» Your objective
Each line that includes "code" counts once; give the total and nothing besides.

» Data rows
-=-=-=-=-
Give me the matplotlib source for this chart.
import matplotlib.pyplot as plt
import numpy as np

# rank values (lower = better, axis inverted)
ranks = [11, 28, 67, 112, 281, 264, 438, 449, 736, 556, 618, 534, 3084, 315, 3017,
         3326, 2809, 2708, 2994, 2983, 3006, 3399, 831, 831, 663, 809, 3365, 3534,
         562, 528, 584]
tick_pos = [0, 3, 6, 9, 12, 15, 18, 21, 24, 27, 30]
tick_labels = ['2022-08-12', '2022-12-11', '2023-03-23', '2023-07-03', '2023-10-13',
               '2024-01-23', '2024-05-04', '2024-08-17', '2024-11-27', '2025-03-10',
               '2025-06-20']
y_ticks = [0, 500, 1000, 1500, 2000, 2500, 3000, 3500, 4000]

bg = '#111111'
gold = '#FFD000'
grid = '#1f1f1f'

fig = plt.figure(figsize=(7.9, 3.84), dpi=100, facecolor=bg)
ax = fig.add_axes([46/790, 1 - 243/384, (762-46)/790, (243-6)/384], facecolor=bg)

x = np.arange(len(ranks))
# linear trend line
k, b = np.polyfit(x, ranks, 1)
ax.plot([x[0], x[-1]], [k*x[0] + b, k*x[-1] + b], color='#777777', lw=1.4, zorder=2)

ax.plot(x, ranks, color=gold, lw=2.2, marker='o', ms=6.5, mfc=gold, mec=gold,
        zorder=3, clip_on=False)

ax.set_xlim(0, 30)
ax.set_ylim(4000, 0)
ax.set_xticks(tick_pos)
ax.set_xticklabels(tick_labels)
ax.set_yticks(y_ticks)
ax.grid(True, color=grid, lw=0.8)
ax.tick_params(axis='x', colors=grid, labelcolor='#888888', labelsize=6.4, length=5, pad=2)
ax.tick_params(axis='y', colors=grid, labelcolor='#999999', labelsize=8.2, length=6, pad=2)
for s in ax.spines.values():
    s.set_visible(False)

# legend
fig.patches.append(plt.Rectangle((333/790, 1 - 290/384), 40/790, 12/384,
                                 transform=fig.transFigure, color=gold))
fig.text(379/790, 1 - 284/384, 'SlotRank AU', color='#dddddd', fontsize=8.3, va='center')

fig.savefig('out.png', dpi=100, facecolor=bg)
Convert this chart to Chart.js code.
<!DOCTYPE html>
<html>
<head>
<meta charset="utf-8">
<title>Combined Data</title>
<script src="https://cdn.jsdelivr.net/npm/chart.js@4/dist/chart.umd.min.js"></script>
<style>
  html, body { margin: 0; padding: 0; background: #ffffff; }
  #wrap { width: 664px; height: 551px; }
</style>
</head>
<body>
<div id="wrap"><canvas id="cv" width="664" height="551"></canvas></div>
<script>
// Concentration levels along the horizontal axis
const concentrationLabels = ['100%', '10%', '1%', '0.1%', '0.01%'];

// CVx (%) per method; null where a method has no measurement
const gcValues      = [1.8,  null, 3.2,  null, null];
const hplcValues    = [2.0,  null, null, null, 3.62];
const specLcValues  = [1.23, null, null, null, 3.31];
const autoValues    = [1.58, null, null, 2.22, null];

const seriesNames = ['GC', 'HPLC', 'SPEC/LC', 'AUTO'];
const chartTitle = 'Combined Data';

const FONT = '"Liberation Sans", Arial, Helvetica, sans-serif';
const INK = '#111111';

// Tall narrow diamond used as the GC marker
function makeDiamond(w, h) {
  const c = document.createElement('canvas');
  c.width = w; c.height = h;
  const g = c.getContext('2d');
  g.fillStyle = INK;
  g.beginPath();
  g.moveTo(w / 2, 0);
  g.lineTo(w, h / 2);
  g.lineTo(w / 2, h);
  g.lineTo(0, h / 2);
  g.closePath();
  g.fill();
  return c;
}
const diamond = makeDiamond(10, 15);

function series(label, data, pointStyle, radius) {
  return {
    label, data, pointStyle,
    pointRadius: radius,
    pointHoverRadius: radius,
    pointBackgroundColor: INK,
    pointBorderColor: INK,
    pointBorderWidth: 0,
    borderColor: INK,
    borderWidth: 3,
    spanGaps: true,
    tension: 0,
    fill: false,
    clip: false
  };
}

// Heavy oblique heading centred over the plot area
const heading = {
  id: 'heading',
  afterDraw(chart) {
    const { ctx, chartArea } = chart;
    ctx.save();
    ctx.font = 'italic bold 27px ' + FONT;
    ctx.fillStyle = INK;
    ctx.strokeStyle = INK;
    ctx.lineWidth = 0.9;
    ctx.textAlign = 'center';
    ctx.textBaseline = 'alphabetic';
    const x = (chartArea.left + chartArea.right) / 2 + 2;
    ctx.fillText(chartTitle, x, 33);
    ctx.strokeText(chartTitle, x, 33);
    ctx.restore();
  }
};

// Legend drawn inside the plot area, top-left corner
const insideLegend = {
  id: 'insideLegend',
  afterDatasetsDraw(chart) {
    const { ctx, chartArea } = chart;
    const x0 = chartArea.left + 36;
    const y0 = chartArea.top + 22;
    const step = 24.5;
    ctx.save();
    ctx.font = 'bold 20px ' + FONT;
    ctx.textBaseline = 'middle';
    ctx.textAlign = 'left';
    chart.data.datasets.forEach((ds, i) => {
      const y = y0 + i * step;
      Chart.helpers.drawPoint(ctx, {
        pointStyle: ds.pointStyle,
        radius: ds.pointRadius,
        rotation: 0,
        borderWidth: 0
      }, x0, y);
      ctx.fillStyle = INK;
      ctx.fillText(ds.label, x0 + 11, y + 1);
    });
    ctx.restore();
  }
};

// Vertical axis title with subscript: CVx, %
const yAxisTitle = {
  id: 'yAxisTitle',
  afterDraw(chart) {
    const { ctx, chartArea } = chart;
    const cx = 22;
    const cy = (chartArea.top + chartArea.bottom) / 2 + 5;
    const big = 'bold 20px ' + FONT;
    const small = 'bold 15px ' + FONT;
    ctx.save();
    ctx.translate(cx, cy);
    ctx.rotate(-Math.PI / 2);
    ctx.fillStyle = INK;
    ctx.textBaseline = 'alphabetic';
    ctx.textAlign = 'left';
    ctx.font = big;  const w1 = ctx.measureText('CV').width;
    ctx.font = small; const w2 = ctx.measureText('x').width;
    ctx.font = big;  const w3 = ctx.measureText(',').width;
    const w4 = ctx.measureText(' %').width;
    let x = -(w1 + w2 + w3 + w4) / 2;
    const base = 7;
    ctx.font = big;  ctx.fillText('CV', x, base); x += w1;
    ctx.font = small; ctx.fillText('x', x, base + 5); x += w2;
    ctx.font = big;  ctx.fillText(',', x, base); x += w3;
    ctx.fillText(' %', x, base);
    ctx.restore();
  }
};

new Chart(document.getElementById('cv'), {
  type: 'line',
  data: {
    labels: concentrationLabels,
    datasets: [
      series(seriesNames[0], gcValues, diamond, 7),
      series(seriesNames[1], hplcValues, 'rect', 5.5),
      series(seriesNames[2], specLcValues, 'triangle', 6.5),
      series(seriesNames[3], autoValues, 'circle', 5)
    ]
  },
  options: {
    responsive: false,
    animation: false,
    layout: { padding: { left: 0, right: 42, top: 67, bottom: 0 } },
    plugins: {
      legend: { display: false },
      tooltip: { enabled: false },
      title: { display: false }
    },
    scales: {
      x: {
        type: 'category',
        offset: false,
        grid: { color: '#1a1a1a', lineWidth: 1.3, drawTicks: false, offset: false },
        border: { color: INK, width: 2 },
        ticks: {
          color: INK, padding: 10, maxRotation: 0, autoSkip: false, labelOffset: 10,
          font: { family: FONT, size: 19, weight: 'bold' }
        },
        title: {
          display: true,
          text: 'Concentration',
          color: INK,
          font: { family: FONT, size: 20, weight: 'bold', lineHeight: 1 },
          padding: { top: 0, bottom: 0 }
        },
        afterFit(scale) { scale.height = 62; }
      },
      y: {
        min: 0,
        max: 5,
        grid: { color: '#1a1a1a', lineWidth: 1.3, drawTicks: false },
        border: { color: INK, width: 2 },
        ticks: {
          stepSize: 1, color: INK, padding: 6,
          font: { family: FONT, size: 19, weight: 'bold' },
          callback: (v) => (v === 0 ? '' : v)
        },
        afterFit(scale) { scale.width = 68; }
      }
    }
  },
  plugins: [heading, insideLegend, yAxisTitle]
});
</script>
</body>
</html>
-=-=-=-=-
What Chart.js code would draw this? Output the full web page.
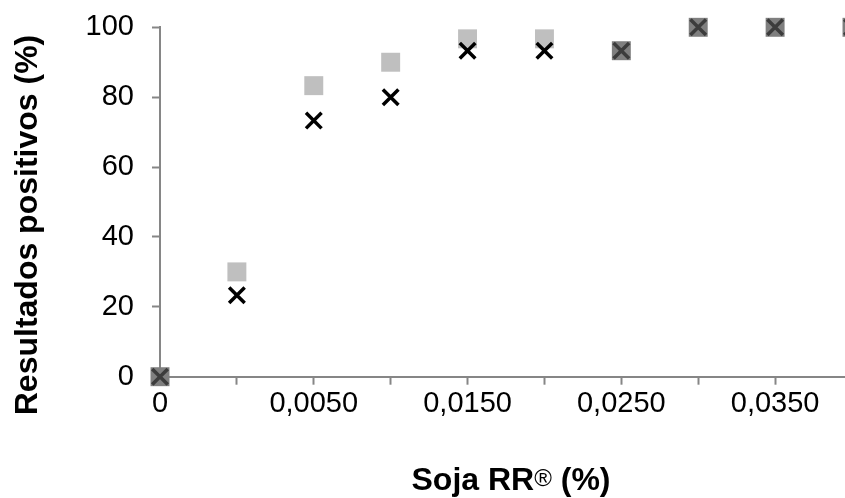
-=-=-=-=-
» Full answer
2